Without the money or personal connections needed to reinvent herself, Mary’s life course was irrevocably altered by the time of her release, aged just sixteen. After her months in prison, Mary did not return home to her mother, who was still living in London. Mary began cohabiting with a petty offender five years her senior – Francis Knight. No doubt the older and independent Francis seemed an attractive proposition to a young girl with nothing.
Mary and Francis never married, but by the age of eighteen Mary had given birth to two of his illegitimate children – Jane in 1867 and Francis in 1868. These developments further solidified Mary Brennans transition into a life of offending. In the few years she spent living with Francis Knight, Mary was frequently in the police courts, and in and out of prison several times for various street offences such as drinking, assault and theft. Mary had also gained the infamous label of prostitute.

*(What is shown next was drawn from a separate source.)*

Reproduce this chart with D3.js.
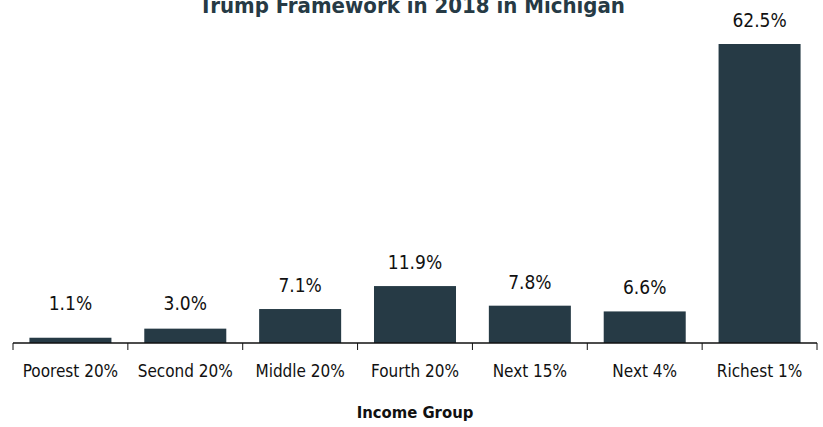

1869 was another turning point in Mary’s career of offending. By the age of nineteen she had become notorious with the police and magistrates, so when she was discovered stealing £10 in bank notes from a dwelling house in December that year, the court had no hesitation in handing down the maximum sentence for an ‘old’ offender. Seven years penal servitude.
Her relationship with Knight disintegrated during her sentence – imprisoned for seven years, she was no longer of any use to him. In the mid 1870s after her discharge from prison, Mary formed a new relationship with another offender, Thomas Lawrence.

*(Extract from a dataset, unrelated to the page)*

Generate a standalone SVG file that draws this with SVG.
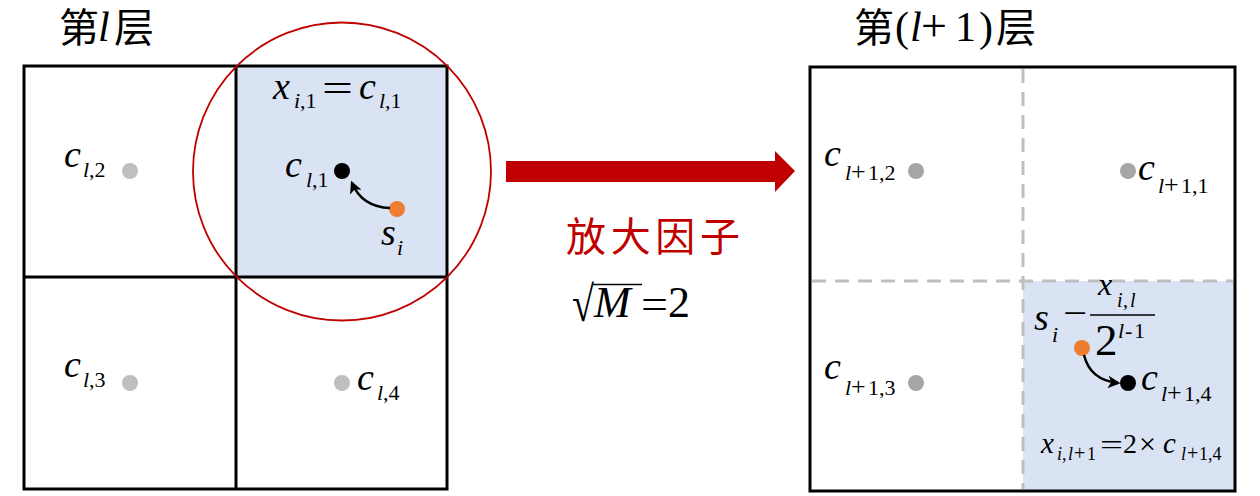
<svg xmlns="http://www.w3.org/2000/svg" width="1260" height="496" viewBox="0 0 1260 496">
<style>
.m{font-family:'Liberation Serif',serif;fill:#000}
.i{font-style:italic}
.big{font-size:38px}
.sub{font-size:22px}
.s2{font-size:26px}
.cjk{font-family:'Noto Sans CJK SC',sans-serif;font-size:40px;fill:#000}
.grid{fill:none;stroke:#000;stroke-width:3}
.dash{stroke:#bfbfbf;stroke-width:3;stroke-dasharray:14 9;fill:none}
.blue{fill:#dae3f3}
.lg{fill:#bfbfbf}
.dg{fill:#a6a6a6}
.bk{fill:#000}
.or{fill:#ed7d31}
.arr{fill:none;stroke:#000;stroke-width:2.5;marker-end:url(#ah)}
</style>
<defs>
<marker id="ah" viewBox="0 0 10 10" refX="8" refY="5" markerWidth="5" markerHeight="5" orient="auto" markerUnits="strokeWidth">
<path d="M0,0 L10,5 L0,10 L2.5,5 Z" fill="#000"/>
</marker>
</defs>
<rect width="1260" height="496" fill="#fff"/>

<g id="left-layer">
<text class="cjk" x="59" y="42" font-size="37">第</text>
<text class="m i" x="98" y="41" font-size="42">l</text>
<text class="cjk" x="114" y="42">层</text>
<rect class="blue" x="236" y="66" width="211" height="211"/>
<rect class="grid" x="24" y="66" width="423" height="423"/>
<line class="grid" x1="236" y1="66" x2="236" y2="489"/>
<line class="grid" x1="24" y1="277" x2="447" y2="277"/>
<circle cx="342" cy="171.5" r="149" fill="none" stroke="#c00000" stroke-width="1.8"/>
</g>

<g id="left-c2">
<circle class="lg" cx="130" cy="171" r="8"/>
<text class="m"><tspan class="i big" x="64" y="167">c</tspan><tspan class="i sub" x="83" y="177">l</tspan><tspan class="sub" x="89" y="177">,2</tspan></text>
</g>
<g id="left-c3">
<circle class="lg" cx="130" cy="383" r="8"/>
<text class="m"><tspan class="i big" x="64" y="377">c</tspan><tspan class="i sub" x="83" y="387">l</tspan><tspan class="sub" x="89" y="387">,3</tspan></text>
</g>
<g id="left-c4">
<circle class="lg" cx="342" cy="383" r="8"/>
<text class="m"><tspan class="i big" x="357" y="390">c</tspan><tspan class="i sub" x="377" y="400">l</tspan><tspan class="sub" x="383" y="400">,4</tspan></text>
</g>
<g id="left-c1">
<circle class="bk" cx="342" cy="171" r="8"/>
<text class="m"><tspan class="i big" x="285" y="177">c</tspan><tspan class="i sub" x="306" y="187">l</tspan><tspan class="sub" x="312" y="187">,1</tspan></text>
</g>
<g id="left-si">
<circle class="or" cx="397" cy="209" r="8"/>
<text class="m"><tspan class="i big" x="381" y="245">s</tspan><tspan class="i sub" x="397" y="255">i</tspan></text>
</g>
<g id="left-eq">
<text class="m"><tspan class="i big" x="273" y="99">x</tspan><tspan class="i sub" x="294" y="108">i</tspan><tspan class="sub" x="300" y="108">,1</tspan></text>
<text class="m" x="322" y="102" font-size="40" textLength="31" lengthAdjust="spacingAndGlyphs">=</text>
<text class="m"><tspan class="i big" x="359" y="99">c</tspan><tspan class="i sub" x="379" y="108">l</tspan><tspan class="sub" x="385" y="108">,1</tspan></text>
</g>

<g id="middle">
<polygon points="506,161 775,161 775,151 795,171 775,192 775,182 506,182" fill="#c00000"/>
<text x="566" y="251" font-family="'Noto Sans CJK SC',sans-serif" font-size="40" fill="#c00000" textLength="174">放大因子</text>
<text class="m" transform="translate(572,321) scale(0.8,1)" font-size="50">√</text>
<line x1="593" y1="284.5" x2="642" y2="284.5" stroke="#000" stroke-width="1.6"/>
<text class="m i" x="594" y="317" font-size="44">M</text>
<text class="m" x="641" y="318" font-size="42" textLength="27" lengthAdjust="spacingAndGlyphs">=</text>
<text class="m" x="668" y="317" font-size="44">2</text>
</g>

<g id="right-layer">
<text class="cjk" x="854" y="42" font-size="39">第</text>
<text class="m" font-size="42"><tspan x="895" y="41">(</tspan><tspan class="i" x="910" y="41">l</tspan><tspan x="921" y="41" font-size="46">+</tspan><tspan x="955" y="41">1</tspan><tspan x="979" y="41">)</tspan></text>
<text class="cjk" x="996" y="42">层</text>
<rect class="blue" x="1023" y="281" width="212" height="210"/>
<line class="dash" x1="1023" y1="69" x2="1023" y2="489"/>
<line class="dash" x1="812" y1="281" x2="1233" y2="281"/>
<rect class="grid" x="810" y="67" width="425" height="424"/>
</g>

<g id="right-c2">
<circle class="dg" cx="916" cy="171" r="8"/>
<text class="m"><tspan class="i big" x="824" y="166">c</tspan><tspan class="i sub" x="845" y="180">l</tspan><tspan class="s2" x="851" y="180">+</tspan><tspan class="sub" x="868" y="180">1,2</tspan></text>
</g>
<g id="right-c1">
<circle class="dg" cx="1128" cy="171" r="8"/>
<text class="m"><tspan class="i big" x="1138" y="180">c</tspan><tspan class="i sub" x="1158" y="193">l</tspan><tspan class="s2" x="1164" y="193">+</tspan><tspan class="sub" x="1181" y="193">1,1</tspan></text>
</g>
<g id="right-c3">
<circle class="dg" cx="916" cy="383" r="8"/>
<text class="m"><tspan class="i big" x="824" y="379">c</tspan><tspan class="i sub" x="845" y="395">l</tspan><tspan class="s2" x="851" y="395">+</tspan><tspan class="sub" x="868" y="395">1,3</tspan></text>
</g>
<g id="right-c4">
<circle class="bk" cx="1128" cy="383" r="8"/>
<text class="m"><tspan class="i big" x="1141" y="390">c</tspan><tspan class="i sub" x="1161" y="401">l</tspan><tspan class="s2" x="1167" y="401">+</tspan><tspan class="sub" x="1184" y="401">1,4</tspan></text>
</g>
<g id="right-si">
<circle class="or" cx="1082" cy="348" r="8"/>
<text class="m"><tspan class="i big" x="1034" y="330">s</tspan><tspan class="i sub" x="1052" y="342">i</tspan></text>
<text class="m" x="1063" y="325" font-size="36" textLength="24" lengthAdjust="spacingAndGlyphs">−</text>
<line x1="1090" y1="315" x2="1155" y2="315" stroke="#000" stroke-width="1.5"/>
<text class="m"><tspan class="i" x="1098" y="295" font-size="32">x</tspan><tspan class="i" x="1117" y="307" font-size="20">i</tspan><tspan x="1123" y="307" font-size="20">,</tspan><tspan class="i" x="1130" y="307" font-size="20">l</tspan></text>
<text class="m"><tspan x="1095" y="355" font-size="45">2</tspan><tspan class="i sub" x="1118" y="338">l</tspan><tspan class="sub" x="1125" y="338">-</tspan><tspan class="sub" x="1134" y="338">1</tspan></text>
</g>
<g id="right-eq">
<text class="m"><tspan class="i" x="1041" y="453" font-size="29">x</tspan><tspan class="i" x="1057" y="460" font-size="18">i</tspan><tspan x="1062" y="460" font-size="18">,</tspan><tspan class="i" x="1068" y="460" font-size="18">l</tspan><tspan x="1074" y="460" font-size="20">+</tspan><tspan x="1087" y="460" font-size="18">1</tspan></text>
<text class="m" x="1100" y="454" font-size="28" textLength="23" lengthAdjust="spacingAndGlyphs">=</text>
<text class="m"><tspan x="1123" y="453" font-size="28">2</tspan><tspan x="1139" y="454" font-size="30">×</tspan><tspan class="i" x="1163" y="453" font-size="29">c</tspan><tspan class="i" x="1181" y="460" font-size="18">l</tspan><tspan x="1187" y="460" font-size="20">+</tspan><tspan x="1199" y="460" font-size="18">1,4</tspan></text>
</g>

<g id="connectors">
<path class="arr" d="M390,208 Q362,207 352,183"/>
<path class="arr" d="M1084,355 Q1090,380 1118,383"/>
</g>
</svg>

Mary Brennan had been living a transient life of repeat offending for longer than she had spent as a member of a stable working family in the time before her father’s death. It is perhaps unsurprising that Mary was thoroughly entrenched in her current mode of life, and that on each release from prison her life of vice resumed. In December 1881 Mary was again brought up at the Middlesex Sessions, charged with stealing £5 from the person, and sentenced to five more years penal servitude.

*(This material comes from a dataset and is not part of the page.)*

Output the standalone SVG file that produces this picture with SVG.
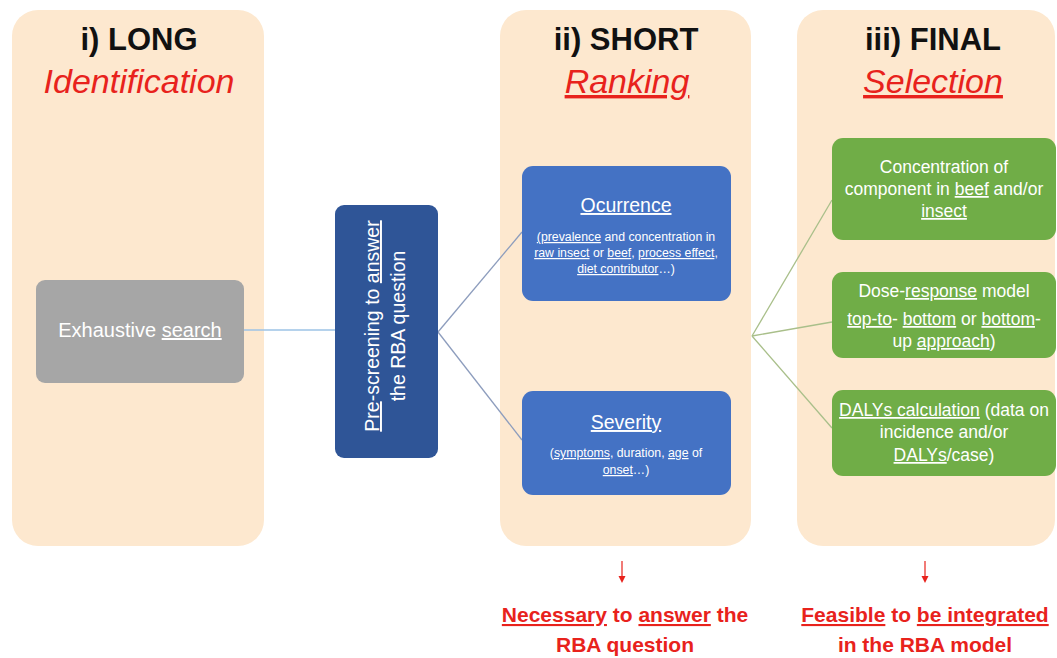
<svg xmlns="http://www.w3.org/2000/svg" width="1057" height="658" viewBox="0 0 1057 658">
<defs>
<style>
.panel{fill:#fde8cf}
.t{font-family:"Liberation Sans",Arial,sans-serif;text-anchor:middle}
.title{font-size:31px;font-weight:bold;fill:#111}
.sub{font-size:34px;font-style:italic;fill:#e8221c}
.w{fill:#fff}
.sq{text-decoration:underline}
.ul{text-decoration:underline}
.red{font-size:21px;font-weight:bold;fill:#e8221c}
.conn{fill:none;stroke-width:1.3}
.arr{stroke:#e8221c;stroke-width:1.2}
.ahead{fill:#e8221c}
.g{font-size:17.5px}
.s{font-size:12.3px}
</style>
</defs>
<rect width="1057" height="658" fill="#fff"/>

<g id="panel-long">
<rect class="panel" x="12" y="10" width="252" height="536" rx="26"/>
<text class="t title" x="139" y="50">i) LONG</text>
<text class="t sub" x="139" y="93">Identification</text>
</g>
<g id="panel-short">
<rect class="panel" x="500" y="10" width="251" height="536" rx="26"/>
<text class="t title" x="626" y="50">ii) SHORT</text>
<text class="t sub" x="627" y="93"><tspan class="sq">Ranking</tspan></text>
</g>
<g id="panel-final">
<rect class="panel" x="797" y="10" width="258" height="536" rx="26"/>
<text class="t title" x="933" y="50">iii) FINAL</text>
<text class="t sub" x="933" y="93"><tspan class="sq">Selection</tspan></text>
</g>

<g id="connectors">
<line class="conn" x1="244" y1="330" x2="335" y2="330" stroke="#9dc3e6"/>
<line class="conn" x1="438" y1="332" x2="522" y2="232" stroke="#8d9dbd"/>
<line class="conn" x1="438" y1="332" x2="522" y2="440" stroke="#8d9dbd"/>
<line class="conn" x1="752" y1="336" x2="832" y2="200" stroke="#a9bf8a"/>
<line class="conn" x1="752" y1="336" x2="832" y2="322" stroke="#a9bf8a"/>
<line class="conn" x1="752" y1="336" x2="832" y2="428" stroke="#a9bf8a"/>
<line class="arr" x1="622" y1="561" x2="622" y2="577"/>
<polygon class="ahead" points="618.5,576 625.5,576 622,583"/>
<line class="arr" x1="925" y1="561" x2="925" y2="577"/>
<polygon class="ahead" points="921.5,576 928.5,576 925,583"/>
</g>

<g id="exhaustive">
<rect x="36" y="280" width="208" height="103" rx="9" fill="#a6a6a6"/>
<text class="t w" x="140" y="337" font-size="20">Exhaustive <tspan class="sq">search</tspan></text>
</g>

<g id="prescreening">
<rect x="335" y="205" width="103" height="253" rx="9" fill="#2f5597"/>
<text class="t w" font-size="19.5" transform="translate(379,326) rotate(-90)"><tspan class="sq">Pre</tspan>-screening to <tspan class="sq">answer</tspan></text>
<text class="t w" font-size="19.5" transform="translate(405,326) rotate(-90)">the RBA question</text>
</g>

<g id="ocurrence">
<rect x="522" y="166" width="209" height="135" rx="11" fill="#4472c4"/>
<text class="t w" x="626" y="212" font-size="19.5"><tspan class="ul">Ocurrence</tspan></text>
<text class="t w s" x="626" y="241"><tspan class="sq">(prevalence</tspan> and concentration in</text>
<text class="t w s" x="626" y="257"><tspan class="sq">raw insect</tspan> or <tspan class="sq">beef</tspan>, <tspan class="sq">process effect</tspan>,</text>
<text class="t w s" x="626" y="273"><tspan class="sq">diet contributor</tspan>…)</text>
</g>

<g id="severity">
<rect x="522" y="391" width="209" height="104" rx="11" fill="#4472c4"/>
<text class="t w" x="626" y="429" font-size="19.5"><tspan class="ul">Severity</tspan></text>
<text class="t w s" x="626" y="457">(<tspan class="sq">symptoms</tspan>, duration, <tspan class="sq">age</tspan> of</text>
<text class="t w s" x="626" y="474"><tspan class="sq">onset</tspan>…)</text>
</g>

<g id="concentration">
<rect x="832" y="138" width="224" height="102" rx="11" fill="#70ad47"/>
<text class="t w g" x="944" y="173">Concentration of</text>
<text class="t w g" x="944" y="195">component in <tspan class="sq">beef</tspan> and/or</text>
<text class="t w g" x="944" y="217"><tspan class="sq">insect</tspan></text>
</g>

<g id="dose-response">
<rect x="832" y="272" width="224" height="86" rx="11" fill="#70ad47"/>
<text class="t w g" x="944" y="297">Dose-<tspan class="sq">response</tspan> model</text>
<text class="t w g" x="944" y="325"><tspan class="sq">top-to</tspan>- <tspan class="sq">bottom</tspan> or <tspan class="sq">bottom</tspan>-</text>
<text class="t w g" x="944" y="347">up <tspan class="sq">approach</tspan>)</text>
</g>

<g id="dalys">
<rect x="832" y="390" width="224" height="86" rx="11" fill="#70ad47"/>
<text class="t w g" x="944" y="416"><tspan class="sq">DALYs calculation</tspan> (data on</text>
<text class="t w g" x="944" y="438">incidence and/or</text>
<text class="t w g" x="944" y="461"><tspan class="sq">DALYs</tspan>/case)</text>
</g>

<g id="label-necessary">
<text class="t red" x="625" y="622"><tspan class="sq">Necessary</tspan> to <tspan class="sq">answer</tspan> the</text>
<text class="t red" x="625" y="652">RBA question</text>
</g>
<g id="label-feasible">
<text class="t red" x="925" y="622"><tspan class="sq">Feasible</tspan> to <tspan class="sq">be integrated</tspan></text>
<text class="t red" x="925" y="652">in the RBA model</text>
</g>
</svg>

As Mary entered her late thirties and early forties, the cycle of offending, conviction, release and repetition resumed.
While some elements of Mary’s story are unique, and some of her difficulties and decisions were facilitated by social and cultural infrastructure that no longer exists, other aspects of her story highlight causes and contributions to a life of deviance and offending that are a product of the modern world; poverty, lack of early stage state support, and a punitive, ineffective, prison system.
The past is not a foreign country, but a neighbouring one. A place with which, it may be time to concede, we share a little too much socially, culturally, and politically. The people of the past still needed to eat and pay for housing, just as many struggle with today. Then, as now, people might find their lives spin out of control after life traumas such as bereavement and the disintegration of the family unit. Teenagers then, as now, still longed for independence, rebelled or were mislead by peers, often paying a high price for their transgressions. People in the past, just as now, were capable of making impulsive decisions – the consequences of which could last a life time.
When it comes to offending, perhaps it is most important to acknowledge that the lack of understanding and level of stigmatisation we see so clearly ruining lives in the past, continues to do so today.